Now, we can visualize this map by calling `.plot()` on this `GeoDataFrame`, as we saw in lecture.

In [None]:
gdf_world.plot()

We can find out the map projection that was used. (This information would have been in the `.prj` file in the shapefile.)

In [None]:
gdf_world.crs

Can you figure out how to customize the colors of the borders and the countries?

_Hint:_ Take a look at the documentation for [`.plot()`](https://geopandas.org/en/stable/docs/reference/api/geopandas.GeoDataFrame.plot.html#geopandas.GeoDataFrame.plot).

## Mystery 1

The file https://datasci112.stanford.edu/data/dotmap_world.csv contains a mystery data set consisting of locations over the world.

Make a **dot map** of this data on top of a world map.
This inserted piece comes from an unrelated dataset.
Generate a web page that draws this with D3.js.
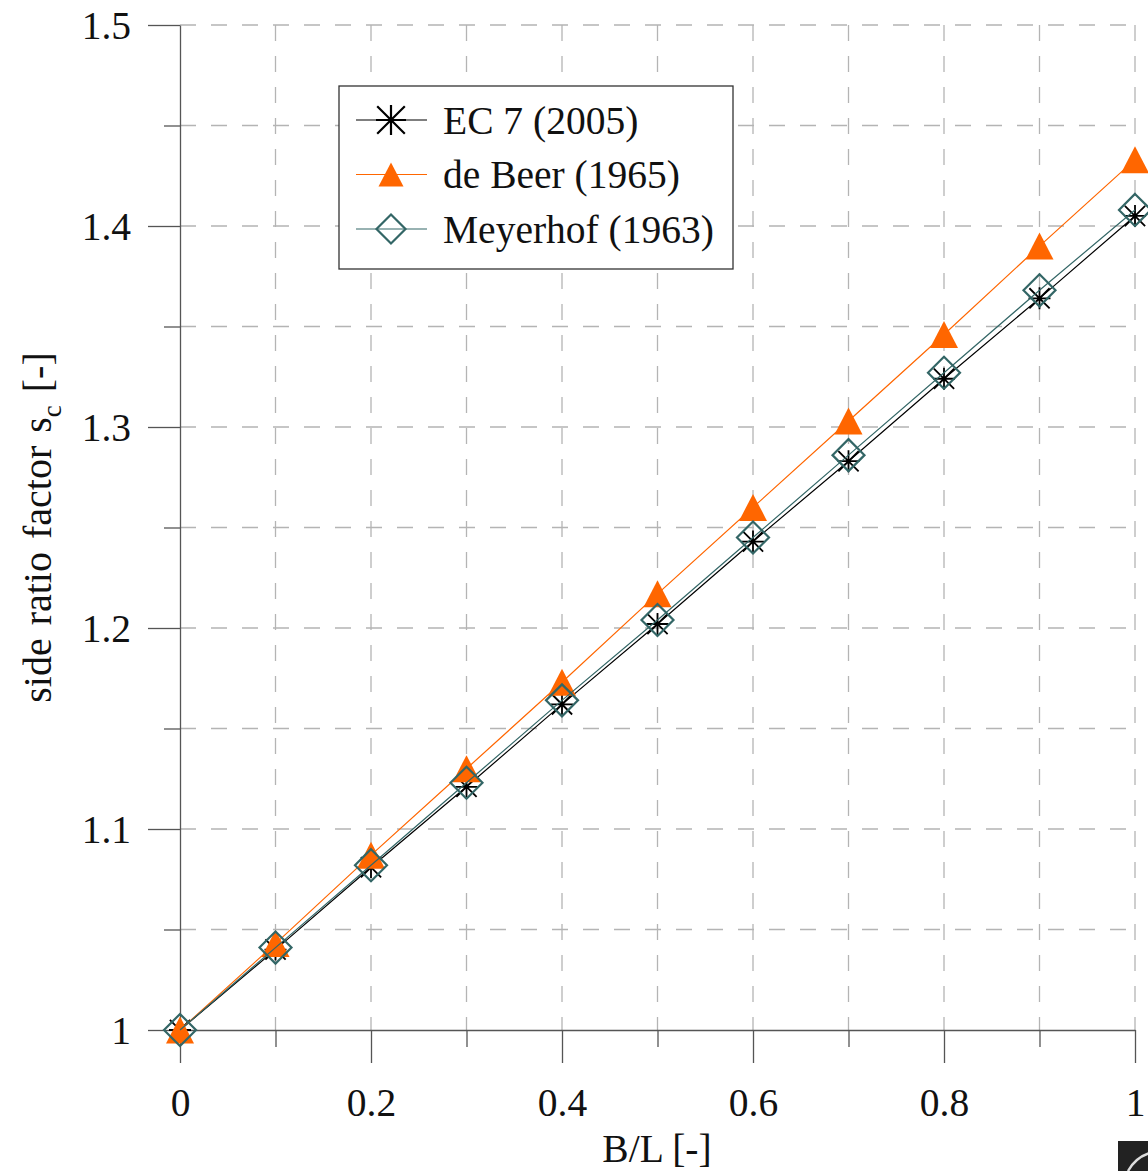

Can you figure out what this is a data set of?

_Hint:_ https://datasci112.stanford.edu/data/dotmap_world_future.csv contains additional data, if you are stuck.

## Mystery 2

The file https://datasci112.stanford.edu/data/dotmap_us.csv contains a mystery data set consisting of locations in the United States.

Make a dot map of this data on top of a U.S. map. You can download a shapefile of the U.S. states from [the U.S. Census Bureau website](https://www.census.gov/geographies/mapping-files/time-series/geo/cartographic-boundary.html).

Can you figure out what this is a data set of?